I haven't put any effort in whittling down my use of PayPal, but my usage has dropped precipitously anyway, with online merchants adopting Shopify or Stripe, or consolidating to large marketplaces.


What are you going to replace it with for internet purchases?


I've already dramatically reduced the amount of stuff I buy online. For things I have to buy online, I can just use one-time-use cards.


Like store bought gift cards, or an online service? If the latter, you're just shofting your trust somewhere else (which may be what you want, but it's worth making that explicitly understood).


Store bought, if I have planned ahead. A temporary card that's a feature of my bank if I haven't.

> If the latter, you're just shofting your trust somewhere else

Of course -- I'm shifting it to a bank that I already use. So, it still represents a privacy gain in that I'm cutting PayPal out and not bringing anybody new in.


Quite a few banks, like Capital One, let you create one-time-use or temporary cards in their apps. So, not really shifting trust outside of the bank providing the account to begin with.


Well before the bank would only see your transfers to PayPal, rather than where you're actually spending your money. You're shifting trust in the sense that it used to be PayPal seeing where you're spending your money to your bank seeing where you're spending your money.

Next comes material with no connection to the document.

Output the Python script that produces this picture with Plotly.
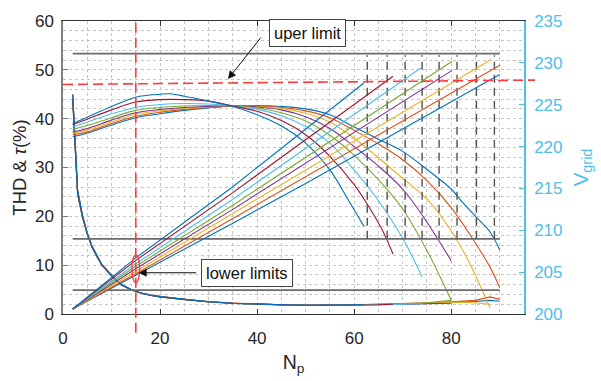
import plotly.graph_objects as go

FONT = "Liberation Sans, Arial, sans-serif"
COLORS = ['#0072BD', '#D95319', '#EDB120', '#7E2F8E', '#77AC30', '#4DBEEE', '#A2142F', '#0072BD']
VCOLOR = '#4DBEEE'

# ---------------- data ----------------
# THD (%) curves, left axis
THD_X = [2, 3, 4, 5, 6, 7, 8, 10, 12, 14, 16, 18, 20, 25, 30, 35, 40, 45, 50, 55, 60, 65, 70, 75, 80, 85, 88]
NP_END = [90, 90, 88, 80, 80, 74, 68, 62]
THD_1 = [44.0, 24.5, 19.8, 16.3, 13.6, 11.6, 10.0, 7.8, 6.0, 4.9, 4.3, 3.8, 3.5, 2.95, 2.45, 2.15, 1.95, 1.85, 1.75, 1.75, 1.8, 1.9, 2.0, 2.15, 2.35, 2.55, 2.8, 2.6]
THD_2 = [45.0, 25.5, 20.3, 16.6, 13.8, 11.9, 10.2, 8.0, 6.1, 5.0, 4.35, 3.9, 3.6, 3.0, 2.5, 2.2, 2.0, 1.9, 1.85, 1.8, 1.9, 2.0, 2.1, 2.3, 2.5, 2.8, 3.5, 3.0]
THD_3 = [44.5, 25.0, 20.0, 16.4, 13.7, 11.7, 10.1, 7.9, 6.1, 5.0, 4.3, 3.85, 3.55, 3.0, 2.5, 2.2, 2.0, 1.9, 1.8, 1.8, 1.85, 1.95, 2.05, 2.2, 2.4, 2.3, 2.0]
THD_4 = [45.0, 25.2, 20.1, 16.5, 13.8, 11.8, 10.1, 7.9, 6.0, 5.0, 4.3, 3.9, 3.55, 3.0, 2.5, 2.2, 2.0, 1.9, 1.8, 1.8, 1.85, 1.95, 2.0, 2.1, 2.2]
THD_5 = [43.5, 24.8, 19.9, 16.3, 13.6, 11.7, 10.0, 7.8, 6.0, 4.95, 4.3, 3.85, 3.5, 2.95, 2.5, 2.2, 2.0, 1.85, 1.8, 1.8, 1.85, 1.95, 2.1, 2.3, 2.8]
THD_6 = [44.5, 25.3, 20.2, 16.5, 13.7, 11.8, 10.1, 7.9, 6.1, 5.0, 4.3, 3.9, 3.55, 3.0, 2.5, 2.2, 2.0, 1.9, 1.8, 1.8, 1.85, 1.9, 2.0, 2.1]
THD_7 = [44.0, 25.0, 20.0, 16.4, 13.7, 11.7, 10.0, 7.8, 6.0, 5.0, 4.3, 3.85, 3.5, 3.0, 2.5, 2.2, 2.0, 1.9, 1.8, 1.8, 1.85, 1.9, 2.0]
THD_8 = [44.8, 25.4, 20.2, 16.5, 13.8, 11.8, 10.1, 7.9, 6.0, 5.0, 4.3, 3.9, 3.55, 3.0, 2.5, 2.2, 2.0, 1.9, 1.8, 1.8, 1.85, 1.9]
THD_Y = [THD_1, THD_2, THD_3, THD_4, THD_5, THD_6, THD_7, THD_8]

# tau (%) curves, left axis
TAU_X1 = [2, 5, 10, 15, 20, 25, 30, 35, 40, 45, 50, 55, 60, 65, 70, 75, 80, 82.2, 85, 88, 90]
TAU_Y1 = [36.3, 37.0, 38.7, 40.2, 41.0, 41.7, 42.2, 42.6, 42.7, 42.5, 42.0, 40.8, 38.3, 35.8, 33.3, 29.6, 25.6, 23.0, 20.0, 16.8, 13.1]
TAU_X2 = [2, 5, 10, 15, 20, 25, 30, 35, 40, 45, 50, 55, 60, 65, 70, 75, 80, 85, 88, 90]
TAU_Y2 = [36.7, 37.3, 39.0, 40.5, 41.3, 41.9, 42.3, 42.6, 42.6, 42.3, 41.6, 40.2, 37.6, 34.8, 31.6, 27.3, 21.8, 14.5, 9.6, 5.4]
TAU_X3 = [2, 5, 10, 15, 20, 25, 30, 35, 40, 45, 50, 55, 60, 65, 70, 75, 80, 84, 88]
TAU_Y3 = [37.0, 37.7, 39.3, 40.9, 41.6, 42.1, 42.4, 42.6, 42.5, 42.1, 41.1, 39.3, 36.0, 32.0, 27.8, 23.5, 17.0, 10.0, 1.2]
TAU_X4 = [2, 5, 10, 15, 20, 25, 30, 35, 40, 45, 50, 55, 60, 65, 70, 75, 80]
TAU_Y4 = [37.3, 38.0, 39.7, 41.2, 41.9, 42.3, 42.5, 42.6, 42.4, 41.8, 40.4, 38.0, 34.3, 30.3, 25.6, 18.8, 10.9]
TAU_X5 = [2, 5, 10, 15, 20, 25, 30, 35, 40, 45, 50, 55, 60, 65, 70, 75, 80]
TAU_Y5 = [37.8, 38.6, 40.2, 41.7, 42.3, 42.6, 42.7, 42.6, 42.2, 41.2, 39.5, 36.6, 32.5, 27.5, 21.5, 13.0, 2.8]
TAU_X6 = [2, 5, 10, 15, 20, 25, 30, 35, 40, 45, 50, 55, 60, 65, 70, 74]
TAU_Y6 = [38.3, 39.3, 41.0, 42.3, 42.9, 43.1, 43.0, 42.6, 41.9, 40.6, 38.4, 35.0, 29.5, 23.2, 15.5, 7.6]
TAU_X7 = [2, 5, 10, 15, 20, 25, 30, 35, 40, 45, 50, 55, 60, 63, 66, 68]
TAU_Y7 = [38.8, 39.9, 41.8, 43.4, 43.9, 43.9, 43.6, 42.6, 41.5, 39.6, 36.7, 32.3, 26.5, 22.0, 16.8, 12.3]
TAU_X8 = [2, 5, 10, 15, 20, 22, 25, 30, 35, 40, 45, 50, 55, 59, 62]
TAU_Y8 = [39.0, 40.3, 42.5, 44.4, 45.0, 45.1, 44.6, 43.6, 42.5, 40.8, 38.5, 35.0, 29.5, 23.0, 18.0]
TAU_X = [TAU_X1, TAU_X2, TAU_X3, TAU_X4, TAU_X5, TAU_X6, TAU_X7, TAU_X8]
TAU_Y = [TAU_Y1, TAU_Y2, TAU_Y3, TAU_Y4, TAU_Y5, TAU_Y6, TAU_Y7, TAU_Y8]

# V_grid curves, right axis
VG_X1 = [2, 15, 35, 50, 90]
VG_Y1 = [200.6, 204.6, 210.85, 215.6, 228.6]
VG_X2 = [2, 15, 35, 50, 90.1]
VG_Y2 = [200.6, 204.8, 211.4, 216.4, 229.75]
VG_X3 = [2, 15, 35, 50, 88.2]
VG_Y3 = [200.6, 205.1, 212.0, 217.2, 230.4]
VG_X4 = [2, 15, 35, 50, 80.2]
VG_Y4 = [200.6, 205.4, 212.5, 218.0, 229.1]
VG_X5 = [2, 15, 35, 50, 80.2]
VG_Y5 = [200.6, 205.7, 213.0, 218.7, 230.2]
VG_X6 = [2, 15, 35, 50, 74]
VG_Y6 = [200.6, 206.0, 213.7, 219.8, 229.5]
VG_X7 = [2, 15, 35, 50, 68]
VG_Y7 = [200.6, 206.4, 214.5, 220.8, 228.4]
VG_X8 = [2, 15, 35, 50, 62]
VG_Y8 = [200.6, 206.7, 215.2, 222.1, 227.6]
VG_X = [VG_X1, VG_X2, VG_X3, VG_X4, VG_X5, VG_X6, VG_X7, VG_X8]
VG_Y = [VG_Y1, VG_Y2, VG_Y3, VG_Y4, VG_Y5, VG_Y6, VG_Y7, VG_Y8]

# limits / markers
LIMIT_LEVELS = [53.3, 15.4, 4.9]
LIMIT_SPAN = [2, 90]
CROSS_NP = [62.7, 66.8, 70.5, 74.0, 77.5, 81.2, 85.2, 88.9]
CROSS_SPAN = [15.4, 53.0]
UPPER_RED = [47.0, 47.9]
NP_SELECT = 15
ELLIPSE_Y = [6.4, 12.1]

# ---------------- figure ----------------
fig = go.Figure()

for i in range(8):
    xs = [x for x in THD_X if x < NP_END[i]] + [NP_END[i]]
    assert len(xs) == len(THD_Y[i]), (i, len(xs), len(THD_Y[i]))
    fig.add_trace(go.Scatter(x=xs, y=THD_Y[i], mode='lines',
                             line=dict(color=COLORS[i], width=1.1), yaxis='y'))
for i in range(8):
    fig.add_trace(go.Scatter(x=TAU_X[i], y=TAU_Y[i], mode='lines', line_shape='spline',
                             line=dict(color=COLORS[i], width=1.1), yaxis='y'))
for i in range(8):
    fig.add_trace(go.Scatter(x=VG_X[i], y=VG_Y[i], mode='lines',
                             line=dict(color=COLORS[i], width=1.1), yaxis='y2'))

for lv in LIMIT_LEVELS:
    fig.add_trace(go.Scatter(x=LIMIT_SPAN, y=[lv, lv], mode='lines',
                             line=dict(color='#6b6b6b', width=1.8), yaxis='y'))
for xc in CROSS_NP:
    fig.add_trace(go.Scatter(x=[xc, xc], y=CROSS_SPAN, mode='lines',
                             line=dict(color='#505050', width=1.4, dash='8px,5px'), yaxis='y'))

RED = '#FF3A3A'
shapes = [
    dict(type='line', xref='paper', yref='y', x0=0, x1=1.024, y0=UPPER_RED[0], y1=UPPER_RED[1],
         line=dict(color=RED, width=1.6, dash='10px,5px')),
    dict(type='line', xref='x', yref='paper', x0=NP_SELECT, x1=NP_SELECT, y0=-0.064, y1=1,
         line=dict(color=RED, width=1.6, dash='10px,5px')),
    dict(type='circle', xref='x', yref='y', x0=NP_SELECT - 0.8, x1=NP_SELECT + 0.8,
         y0=ELLIPSE_Y[0], y1=ELLIPSE_Y[1], line=dict(color=RED, width=1.3)),
]

annotations = [
    dict(x=34, y=48.1, xref='x', yref='y', ax=34, ay=-43, text='', showarrow=True,
         arrowhead=2, arrowsize=1.6, arrowwidth=1, arrowcolor='#111'),
    dict(x=50.4, y=57.6, xref='x', yref='y', text='uper limit', showarrow=False,
         font=dict(family=FONT, size=16.5, color='#111'), bgcolor='white',
         bordercolor='#444', borderwidth=1, borderpad=4),
    dict(x=15.6, y=8.45, xref='x', yref='y', ax=59, ay=0, text='', showarrow=True,
         arrowhead=2, arrowsize=1.6, arrowwidth=1, arrowcolor='#111'),
    dict(x=37.9, y=8.45, xref='x', yref='y', text='lower limits', showarrow=False,
         font=dict(family=FONT, size=16.5, color='#111'), bgcolor='white',
         bordercolor='#444', borderwidth=1, borderpad=4),
]

GRID = '#c6c6c6'
fig.update_layout(
    width=601, height=381,
    margin=dict(l=63, r=77, t=16, b=67),
    paper_bgcolor='white', plot_bgcolor='white',
    showlegend=False,
    font=dict(family=FONT, size=17, color='#262626'),
    shapes=shapes, annotations=annotations,
    xaxis=dict(range=[0, 95], dtick=20, tick0=0, ticks='inside', ticklen=5, tickcolor='#333',
               showline=True, linecolor='#333', linewidth=1.2, mirror='ticks',
               showgrid=True, gridcolor=GRID, griddash='dot', gridwidth=1,
               minor=dict(dtick=5, showgrid=True, gridcolor=GRID, griddash='dot', gridwidth=1),
               zeroline=False, ticklabelstandoff=8,
               title=dict(text='N<sub>p</sub>', font=dict(size=19.5), standoff=8)),
    yaxis=dict(range=[0, 60], dtick=10, tick0=0, ticks='inside', ticklen=5, tickcolor='#777',
               showline=True, linecolor='#808080', linewidth=1.5,
               showgrid=True, gridcolor=GRID, griddash='dot', gridwidth=1,
               minor=dict(dtick=2, showgrid=True, gridcolor=GRID, griddash='dot', gridwidth=1),
               zeroline=False, ticklabelstandoff=4,
               title=dict(text='THD & <i>τ</i>(%)', font=dict(size=18.5), standoff=3)),
    yaxis2=dict(range=[200, 235], dtick=5, tick0=200, overlaying='y', side='right',
                ticks='inside', ticklen=5, tickcolor=VCOLOR,
                showline=True, linecolor=VCOLOR, linewidth=1.5, showgrid=False, zeroline=False,
                tickfont=dict(color=VCOLOR, size=17), ticklabelstandoff=5,
                title=dict(text='V<sub>grid</sub>', font=dict(color=VCOLOR, size=20.5), standoff=12)),
)

fig.write_html("out.html")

Yes, but my bank already has deep insight into my spending habits anyway. Eliminating PayPal reduces the number of companies surveilling me by one. That seems like a net gain to me.

And that's not even taking into account that I trust my bank more than I trust PayPal.

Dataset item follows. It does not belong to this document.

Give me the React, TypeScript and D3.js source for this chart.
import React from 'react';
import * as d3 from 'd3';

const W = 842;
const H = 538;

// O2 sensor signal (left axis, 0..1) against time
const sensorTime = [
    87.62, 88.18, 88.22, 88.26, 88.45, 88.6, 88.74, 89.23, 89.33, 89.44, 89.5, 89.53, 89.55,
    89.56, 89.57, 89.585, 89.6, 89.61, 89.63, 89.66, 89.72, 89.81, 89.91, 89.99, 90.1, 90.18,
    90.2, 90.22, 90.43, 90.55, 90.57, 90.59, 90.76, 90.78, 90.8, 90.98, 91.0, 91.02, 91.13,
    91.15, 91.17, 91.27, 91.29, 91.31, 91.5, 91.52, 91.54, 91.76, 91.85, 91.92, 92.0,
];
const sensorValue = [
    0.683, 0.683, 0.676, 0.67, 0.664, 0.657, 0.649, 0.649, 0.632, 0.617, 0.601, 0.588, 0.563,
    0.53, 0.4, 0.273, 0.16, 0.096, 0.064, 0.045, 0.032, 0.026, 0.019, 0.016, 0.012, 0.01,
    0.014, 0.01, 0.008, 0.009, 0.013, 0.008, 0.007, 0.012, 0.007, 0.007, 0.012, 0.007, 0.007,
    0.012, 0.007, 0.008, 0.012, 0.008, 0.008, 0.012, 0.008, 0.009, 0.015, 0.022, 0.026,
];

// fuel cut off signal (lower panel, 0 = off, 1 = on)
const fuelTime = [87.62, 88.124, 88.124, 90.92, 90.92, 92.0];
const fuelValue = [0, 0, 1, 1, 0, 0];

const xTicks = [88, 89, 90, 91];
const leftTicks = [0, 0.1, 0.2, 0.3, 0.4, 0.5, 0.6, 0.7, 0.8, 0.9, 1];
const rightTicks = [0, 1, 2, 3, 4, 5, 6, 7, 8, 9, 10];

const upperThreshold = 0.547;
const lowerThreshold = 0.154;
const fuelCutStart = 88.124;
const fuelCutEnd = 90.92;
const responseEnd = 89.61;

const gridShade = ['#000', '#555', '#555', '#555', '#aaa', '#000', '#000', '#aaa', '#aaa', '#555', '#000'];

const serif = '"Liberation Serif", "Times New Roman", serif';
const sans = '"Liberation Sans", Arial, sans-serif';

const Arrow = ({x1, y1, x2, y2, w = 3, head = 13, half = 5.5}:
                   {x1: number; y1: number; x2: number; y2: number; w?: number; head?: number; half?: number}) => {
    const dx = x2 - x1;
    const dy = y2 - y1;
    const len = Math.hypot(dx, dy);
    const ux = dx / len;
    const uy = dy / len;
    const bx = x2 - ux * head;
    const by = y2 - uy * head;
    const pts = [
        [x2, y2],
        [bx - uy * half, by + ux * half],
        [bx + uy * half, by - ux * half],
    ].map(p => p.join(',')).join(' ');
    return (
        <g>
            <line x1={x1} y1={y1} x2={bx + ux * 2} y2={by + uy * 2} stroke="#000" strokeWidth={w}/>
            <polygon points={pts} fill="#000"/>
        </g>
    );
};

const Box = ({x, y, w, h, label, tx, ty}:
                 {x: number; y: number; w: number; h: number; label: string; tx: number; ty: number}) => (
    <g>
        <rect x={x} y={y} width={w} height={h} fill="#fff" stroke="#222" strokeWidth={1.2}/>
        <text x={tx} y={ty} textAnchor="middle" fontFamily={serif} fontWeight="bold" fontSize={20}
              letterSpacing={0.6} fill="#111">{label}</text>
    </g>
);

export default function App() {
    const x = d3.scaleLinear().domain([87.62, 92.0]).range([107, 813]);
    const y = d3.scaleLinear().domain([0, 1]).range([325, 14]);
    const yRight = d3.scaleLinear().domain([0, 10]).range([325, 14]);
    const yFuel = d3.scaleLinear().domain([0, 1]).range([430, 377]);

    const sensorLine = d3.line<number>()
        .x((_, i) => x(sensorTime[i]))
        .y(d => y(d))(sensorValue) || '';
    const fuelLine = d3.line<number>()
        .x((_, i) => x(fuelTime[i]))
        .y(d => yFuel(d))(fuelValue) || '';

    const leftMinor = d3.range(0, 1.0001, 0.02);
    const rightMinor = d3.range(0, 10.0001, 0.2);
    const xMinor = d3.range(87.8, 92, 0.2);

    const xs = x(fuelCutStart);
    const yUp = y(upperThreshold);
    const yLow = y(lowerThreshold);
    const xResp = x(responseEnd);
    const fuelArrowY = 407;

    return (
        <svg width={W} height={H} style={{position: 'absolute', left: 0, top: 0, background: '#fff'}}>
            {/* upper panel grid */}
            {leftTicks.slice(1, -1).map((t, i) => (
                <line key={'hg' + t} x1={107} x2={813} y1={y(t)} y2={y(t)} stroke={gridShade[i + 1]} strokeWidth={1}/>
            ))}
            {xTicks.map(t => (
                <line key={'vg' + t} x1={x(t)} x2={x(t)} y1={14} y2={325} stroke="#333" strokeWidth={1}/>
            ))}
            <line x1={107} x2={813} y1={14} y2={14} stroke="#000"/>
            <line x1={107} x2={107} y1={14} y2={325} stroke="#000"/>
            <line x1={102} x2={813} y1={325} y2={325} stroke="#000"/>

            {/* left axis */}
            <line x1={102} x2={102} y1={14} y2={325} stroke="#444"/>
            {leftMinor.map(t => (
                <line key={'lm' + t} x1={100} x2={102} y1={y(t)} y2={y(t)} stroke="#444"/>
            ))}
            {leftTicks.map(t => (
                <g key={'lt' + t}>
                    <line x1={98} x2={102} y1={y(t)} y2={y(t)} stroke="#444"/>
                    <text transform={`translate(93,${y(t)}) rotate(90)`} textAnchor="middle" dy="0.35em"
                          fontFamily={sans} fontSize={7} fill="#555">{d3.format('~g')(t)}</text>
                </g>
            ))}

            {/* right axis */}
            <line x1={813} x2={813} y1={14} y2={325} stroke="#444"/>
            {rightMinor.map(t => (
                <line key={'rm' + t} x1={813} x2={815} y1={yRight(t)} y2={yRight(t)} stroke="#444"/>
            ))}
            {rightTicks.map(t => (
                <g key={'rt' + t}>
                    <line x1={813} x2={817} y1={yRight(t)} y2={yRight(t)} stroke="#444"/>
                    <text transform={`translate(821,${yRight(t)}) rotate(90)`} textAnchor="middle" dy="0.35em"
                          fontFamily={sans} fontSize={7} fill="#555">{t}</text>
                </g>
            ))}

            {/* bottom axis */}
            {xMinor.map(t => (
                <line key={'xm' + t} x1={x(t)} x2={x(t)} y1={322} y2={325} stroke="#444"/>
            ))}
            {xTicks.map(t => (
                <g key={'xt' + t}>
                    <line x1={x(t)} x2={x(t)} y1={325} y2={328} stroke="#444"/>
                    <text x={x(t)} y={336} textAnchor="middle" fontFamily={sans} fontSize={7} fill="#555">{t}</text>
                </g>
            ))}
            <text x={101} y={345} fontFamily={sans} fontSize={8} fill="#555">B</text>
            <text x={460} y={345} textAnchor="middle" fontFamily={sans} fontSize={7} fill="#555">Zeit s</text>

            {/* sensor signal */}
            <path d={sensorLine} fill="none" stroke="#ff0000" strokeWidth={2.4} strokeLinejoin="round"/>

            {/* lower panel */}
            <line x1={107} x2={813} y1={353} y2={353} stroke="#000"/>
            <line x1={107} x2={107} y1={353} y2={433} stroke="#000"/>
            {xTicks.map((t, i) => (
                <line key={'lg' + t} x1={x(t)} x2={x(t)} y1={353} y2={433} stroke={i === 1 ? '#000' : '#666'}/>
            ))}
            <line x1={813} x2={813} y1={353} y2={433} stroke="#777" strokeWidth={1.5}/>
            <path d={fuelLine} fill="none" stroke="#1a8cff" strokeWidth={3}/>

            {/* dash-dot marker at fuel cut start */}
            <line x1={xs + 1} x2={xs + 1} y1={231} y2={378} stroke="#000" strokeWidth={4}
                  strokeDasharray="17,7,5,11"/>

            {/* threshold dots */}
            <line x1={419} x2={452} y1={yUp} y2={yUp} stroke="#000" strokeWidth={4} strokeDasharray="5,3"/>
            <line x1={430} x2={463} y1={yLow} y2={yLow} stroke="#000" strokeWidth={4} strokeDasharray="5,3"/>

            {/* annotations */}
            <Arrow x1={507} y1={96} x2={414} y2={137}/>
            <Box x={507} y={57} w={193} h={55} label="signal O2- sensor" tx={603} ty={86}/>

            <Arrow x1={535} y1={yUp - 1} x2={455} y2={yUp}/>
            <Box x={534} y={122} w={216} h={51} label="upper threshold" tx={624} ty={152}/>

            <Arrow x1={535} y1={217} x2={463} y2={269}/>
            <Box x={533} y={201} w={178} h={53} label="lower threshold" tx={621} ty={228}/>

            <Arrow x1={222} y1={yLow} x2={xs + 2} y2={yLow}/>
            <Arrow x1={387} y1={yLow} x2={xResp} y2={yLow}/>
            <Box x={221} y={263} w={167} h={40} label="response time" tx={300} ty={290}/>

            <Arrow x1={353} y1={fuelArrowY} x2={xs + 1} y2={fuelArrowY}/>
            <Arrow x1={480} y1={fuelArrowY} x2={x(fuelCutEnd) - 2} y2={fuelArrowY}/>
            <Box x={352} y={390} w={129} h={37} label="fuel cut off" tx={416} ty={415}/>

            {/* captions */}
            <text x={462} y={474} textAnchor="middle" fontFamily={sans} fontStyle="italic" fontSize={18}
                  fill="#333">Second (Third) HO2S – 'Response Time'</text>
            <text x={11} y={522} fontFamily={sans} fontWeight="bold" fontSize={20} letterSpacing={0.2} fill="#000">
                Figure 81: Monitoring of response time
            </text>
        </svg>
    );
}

Manually typing credit card numbers?

Autofill makes it a lot easier as well.


Unless you also don't use Visa/Mastercard/Amex, you're being hypocritical. PayPal is a better choice than any of those.


Hypocritical, or just haven't got that far in my efforts yet? Paypal is much easier to jettison than the others. Just because the others also spy on me doesn't mean I have some sort of responsibility to allow PayPal to do it as well.

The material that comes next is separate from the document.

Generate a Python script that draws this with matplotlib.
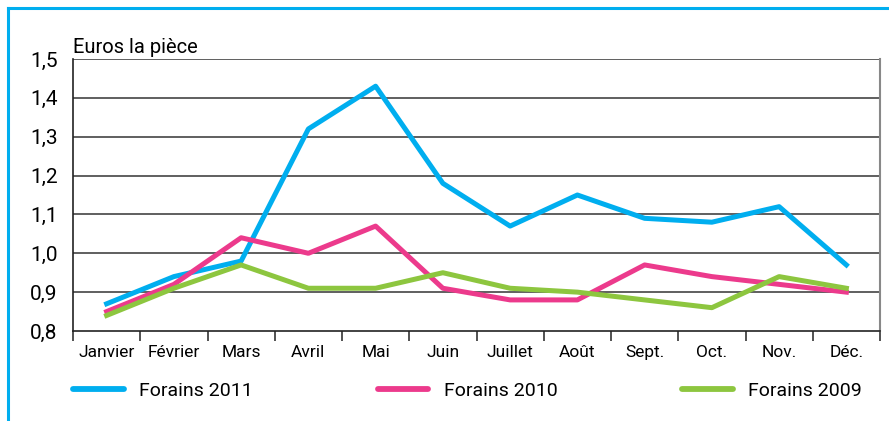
import matplotlib.pyplot as plt
from matplotlib.lines import Line2D

plt.rcParams['font.family'] = ['Roboto', 'DejaVu Sans']

months = ["Janvier", "Février", "Mars", "Avril", "Mai", "Juin",
          "Juillet", "Août", "Sept.", "Oct.", "Nov.", "Déc."]
forains2011 = [0.87, 0.94, 0.98, 1.32, 1.43, 1.18, 1.07, 1.15, 1.09, 1.08, 1.12, 0.97]
forains2010 = [0.85, 0.92, 1.04, 1.00, 1.07, 0.91, 0.88, 0.88, 0.97, 0.94, 0.92, 0.90]
forains2009 = [0.84, 0.91, 0.97, 0.91, 0.91, 0.95, 0.91, 0.90, 0.88, 0.86, 0.94, 0.91]
yticks = [0.8, 0.9, 1.0, 1.1, 1.2, 1.3, 1.4, 1.5]

W, H = 889, 421
fig = plt.figure(figsize=(W / 100, H / 100), dpi=100)
ax = fig.add_axes([73 / W, (H - 331) / H, (880 - 73) / W, (331 - 59) / H])

x = list(range(len(months)))
ax.plot(x, forains2011, color="#00AEEF", lw=3.6, label="Forains 2011", zorder=3)
ax.plot(x, forains2010, color="#EC3A8C", lw=3.6, label="Forains 2010", zorder=3)
ax.plot(x, forains2009, color="#8DC63F", lw=3.6, label="Forains 2009", zorder=3)

ax.set_xlim(-0.5, 11.5)
ax.set_ylim(0.8, 1.5)
ax.set_yticks(yticks)
ax.set_yticklabels([("%.1f" % v).replace(".", ",") for v in yticks], fontsize=15)
ax.tick_params(axis="y", length=0, pad=11)
ax.set_xticks(x)
ax.set_xticklabels(months, fontsize=12.5)
ax.set_xticks([i - 0.5 for i in range(13)], minor=True)
ax.tick_params(axis="x", which="major", length=0, pad=10)
ax.tick_params(axis="x", which="minor", length=7, width=1.2, color="#333333")
for v in yticks[1:]:
    ax.axhline(v, color="#444444", lw=1.2, zorder=1)
ax.spines["top"].set_visible(False)
ax.spines["right"].set_color("#888888")
ax.spines["right"].set_linewidth(1.5)
ax.spines["left"].set_color("#222222")
ax.spines["bottom"].set_color("#222222")
ax.spines["left"].set_linewidth(1.2)
ax.spines["bottom"].set_linewidth(1.2)

fig.text(73 / W, (H - 53) / H, "Euros la pièce", fontsize=14.5, ha="left", va="baseline")

leg = ax.legend(loc="center left", bbox_to_anchor=(0, -0.245, (862 - 73) / (880 - 73), 0.05),
                ncol=3, mode="expand", frameon=False, fontsize=14, handlelength=2.6,
                handletextpad=0.8, borderpad=0, borderaxespad=0)
for h in leg.get_lines():
    h.set_linewidth(4.2)
    h.set_solid_capstyle("round")

# blue frame around the figure
fig.add_artist(Line2D([8 / W, 1], [1 - 8 / H, 1 - 8 / H], color="#00AEEF", lw=2.2,
                      transform=fig.transFigure))
fig.add_artist(Line2D([8 / W, 8 / W], [0, 1 - 8 / H], color="#00AEEF", lw=2.2,
                      transform=fig.transFigure))

fig.savefig("out.png", dpi=100)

That said, I do indeed avoid using credit cards when I can. That's not always possible. However, it is always possible to avoid using PayPal.


Just for clarifications, the same applies for debit cards as well.


I guess they get to squeeze more money out of my transactions. I miss the days of boring ads that were contextual on the site you were on and not trying to pry into my life in creepy ways.


Ugh. Increasingly what bothers me about stuff like this is that we’re endlessly organizing more and more and more of our economic activity around marketing and advertising, and it chokes off the air-supply for so many other business models, products, and innovation pursuits.

The data privacy part? Sure, that’s annoying and troublesome, but God help me… can there be more of a point to everything than targeting & delivering ads? It’s just depressing.


> we’re endlessly organizing more and more and more of our economic activity around marketing and advertising

That is the predictable result of a business model based on overproduction and obsolescence. There are already too many products and services compared to the number of pockets that could or want to buy them, therefore businesses struggle for potential customers attention. I don't see any sign of a change in the near future and am well prepared to see more and more space and time filled with advertising of some sort.


Very typical for a American company to just assume their non American customer are equal to their American counterparts (+ regulation etc.)


They are registered as a bank in EU, it's not as if they don't know about different regulations.


So why does the C-Suite ignores GDPR and other data protection acts around the world? Why assume regulation is similar to the USA world wide?


I’m surprised they weren’t doing this already . This is standard for CC companies afaik.